As these NPCs make their debut, schools are encouraging first-time, full-time degree-seeking students to try them out.

“We have had the opportunity to speak to groups of parents and students at events such as Financial Aid Nights,” said Vanessa Barrios, the assistant director of financial aid at St. Joseph’s College. For students who wish to get an early estimate of their net price, “we mention that if they are interested in St. Joseph's they can check our net price calculator out.”

But that doesn’t mean other types of students (such as online or transfer students) are being left out in the cold. To find out more about the nuts and bolts of NPCs, read the guidelines below:

1. Understand How Net Price Calculators Work

All net price calculators are designed somewhat differently (unless they use a federal template), but all of them follow a basic equation:

Net Price = Sticker Price – (Estimated Grant Aid + Scholarships + Self-Help)

Sticker price is the estimated total cost of attendance including tuition, books, fees and room and board. Net price is what you pay out of pocket after subtracting private aid (like school endowments) and/or federal, state or local government aid. Self-help consists of work-study, loans, and family contributions. Estimated grant aid shows how much (federal or private) grant money you may receive.

The difference between a college’s advertised tuition costs and the amount of money the average student actually pays can be as much as $11,380 to $17,130, according to College Board’s 2011 study. While the average sticker price averaged $38,590 at private colleges in the 2011-12 academic year, net price averaged $23,060 for these schools.

2. Determine if You Are a First-Time or Transfer Student

By design, net price calculators are intended for use by those who intend to go to school full-time and are not international students. Colleges can and do go beyond the federal requirement by customizing NPCs for other types of students, including transfer students.

“We’re seeing some colleges create separate calculators for transfer students or for other types of students,” said Cheng. “However, at some schools, freshmen and transfer students may incur different educational costs and be eligible for different types or amounts of grants and scholarships.”

Such calculators are similar to the ones for first-time students, and sometimes shown as a separate link on the school’s web page. What if the school you are interested in doesn’t have a customized version? To get a ballpark estimate of whether that school is affordable, you can still use NPCs that are not specifically designed for transfer students.

3. Account for Variables

Net price calculators are programmed to display potential grants and scholarships, based on limited eligibility information that you supply.  NPCs can’t account for certain variables the way your Free Application for Federal Aid (FAFSA) can, or what your cumulative grade point average will be when you graduate from high school.  Even if you’ve already done both, NPCs aren’t designed to ask about these factors.  Nevertheless, the timeliness of your FAFSA application and/or your high school grades or standardized test scores could have a major impact on the types of funds available to you. 

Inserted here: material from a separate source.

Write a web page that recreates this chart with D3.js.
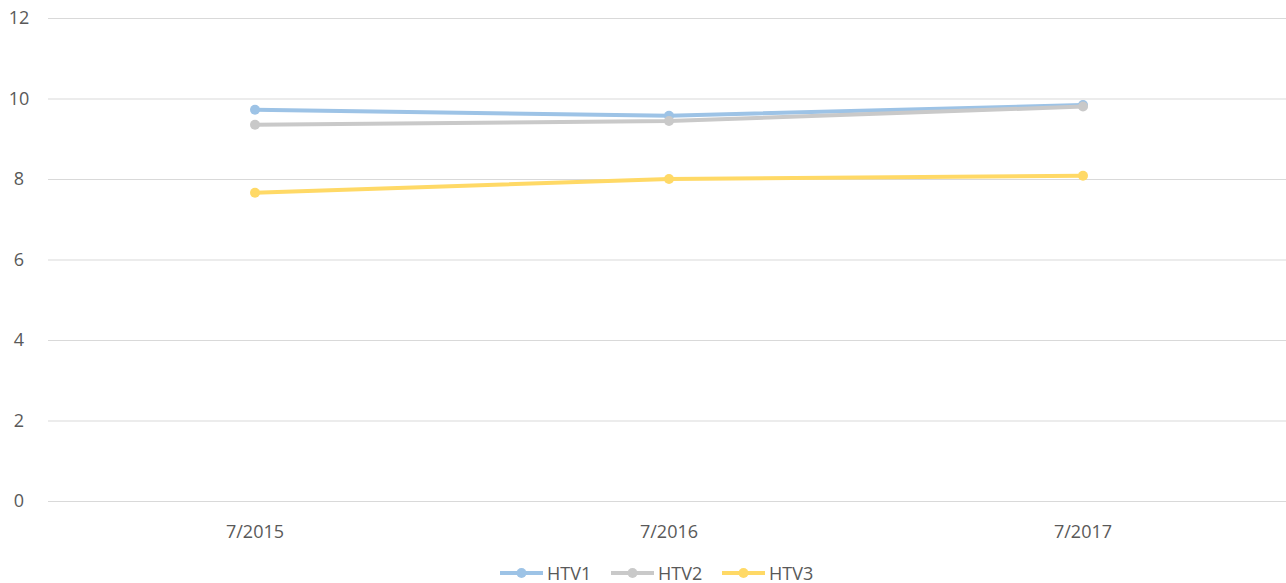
<!DOCTYPE html>
<html>
<head>
<meta charset="utf-8">
<script src="https://cdn.jsdelivr.net/npm/d3@7"></script>
<style>
  body { margin: 0; background: #fff; }
  svg { display: block; font-family: "Open Sans", Roboto, "Noto Sans", sans-serif; }
</style>
</head>
<body>
<svg id="chart" width="1286" height="583"></svg>
<script>
const categories = ['7/2015', '7/2016', '7/2017'];
const htv1 = [9.72, 9.57, 9.84];
const htv2 = [9.35, 9.44, 9.80];
const htv3 = [7.66, 8.0, 8.08];
const yTicks = [0, 2, 4, 6, 8, 10, 12];
const seriesNames = ['HTV1', 'HTV2', 'HTV3'];
const colors = ['#9dc3e6', '#c9c9c9', '#ffd966'];

const svg = d3.select('#chart');
const plotLeft = 48, plotRight = 1290, plotTop = 18, plotBottom = 501;

const x = d3.scaleBand().domain(categories).range([plotLeft, plotRight]);
const y = d3.scaleLinear().domain([0, 12]).range([plotBottom, plotTop]);

// grid
svg.append('g').selectAll('line').data(yTicks).enter().append('line')
  .attr('x1', plotLeft).attr('x2', 1286)
  .attr('y1', d => y(d) + 0.5).attr('y2', d => y(d) + 0.5)
  .attr('stroke', '#d9d9d9').attr('stroke-width', 1);

// y labels
svg.append('g').selectAll('text').data(yTicks).enter().append('text')
  .attr('x', 19).attr('y', d => y(d) + 6)
  .attr('text-anchor', 'middle')
  .attr('font-size', 18).attr('fill', '#595959')
  .text(d => d);

// x labels
svg.append('g').selectAll('text').data(categories).enter().append('text')
  .attr('x', d => x(d) + x.bandwidth() / 2).attr('y', 538)
  .attr('text-anchor', 'middle')
  .attr('font-size', 18).attr('fill', '#595959')
  .text(d => d);

const series = [htv1, htv2, htv3];
const line = d3.line()
  .x((d, i) => x(categories[i]) + x.bandwidth() / 2)
  .y(d => y(d));

series.forEach((vals, si) => {
  const g = svg.append('g');
  g.append('path').attr('d', line(vals))
    .attr('fill', 'none').attr('stroke', colors[si])
    .attr('stroke-width', 4).attr('stroke-linecap', 'round');
  g.selectAll('circle').data(vals).enter().append('circle')
    .attr('cx', (d, i) => x(categories[i]) + x.bandwidth() / 2)
    .attr('cy', d => y(d))
    .attr('r', 5).attr('fill', colors[si]);
});

// legend
const legend = svg.append('g').attr('transform', 'translate(500,573)');
const legendX = [0, 111, 222];
seriesNames.forEach((name, i) => {
  const g = legend.append('g').attr('transform', `translate(${legendX[i]},0)`);
  g.append('line').attr('x1', 0).attr('x2', 43).attr('y1', 0).attr('y2', 0)
    .attr('stroke', colors[i]).attr('stroke-width', 4);
  g.append('circle').attr('cx', 21.5).attr('cy', 0).attr('r', 5).attr('fill', colors[i]);
  g.append('text').attr('x', 47).attr('y', 6.5)
    .attr('font-size', 18).attr('fill', '#595959').text(name);
});
</script>
</body>
</html>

So when you view the results of your NPC session, keep in mind that these variables exist.  If you want to maximize the chances that your actual financial aid package will resemble the results you see on the NPC page, contact a financial aid advisor at your chosen college(s).  Ask about priority deadlines for filing the FAFSA and about the academic requirements for any potential merit-based awards offered by your state or the college.

4. Consider Your Enrollment Status (Part-Time vs. Full-Time)

Net price calculators, per the federal requirement, provide estimates based on full-time attendance. That means results can be skewed if you actually attend part-time. While it would decrease some costs (like tuition), it may also decrease the available amounts of grants and scholarships.

For example, federal Pell Grant amounts are pro-rated based on the student’s enrollment status. “A half-time student would only receive 50 percent of his or her scheduled award,” said Cheng. “That student would receive 100 percent of his/her scheduled award if he or she enrolled full-time.”

The number of credits that are required for full-time status differ from school to school, though, so be sure to check with your admissions office. Also be sure to ask about scholarships and self-help options available to part-time students.

5. Enter All Pertinent Information

Your household income, age, marital status, GPA, zip code and SAT/ACT scores are some of the questions that most NPCs will ask. Because they are designed to offer anonymous net price estimates, there is no need to disclose details like your phone number or Social Security Number.

But you may still be asked other kinds of questions, such as if you are part of a Native American tribe, planning to earn a master’s, or affiliated with the military. There’s a reason why: “Schools that ask those types of questions usually give out grants for scholarships based on the student’s answers to get the most useful net price estimate,” said Cheng.

6. View Results as Estimates, Not Guarantees

Be careful to distinguish between the forms of aid that you don’t have to pay back (such as scholarships) and those that you do, with interest (such as Stafford Loans). For example, be wary of NPCs that highlight results saying your “Estimated Net Price after Loans and/or Work Study = $0.” Such results do not account for the reality of paying back aid monies.

NPCs should display long-term estimates prominently, but some don’t – with misleading conclusions.  “This tactic promotes an illusion of affordability and can easily lead students and their families to believe that they will have no out-of-pocket costs,” the TICAS study warns.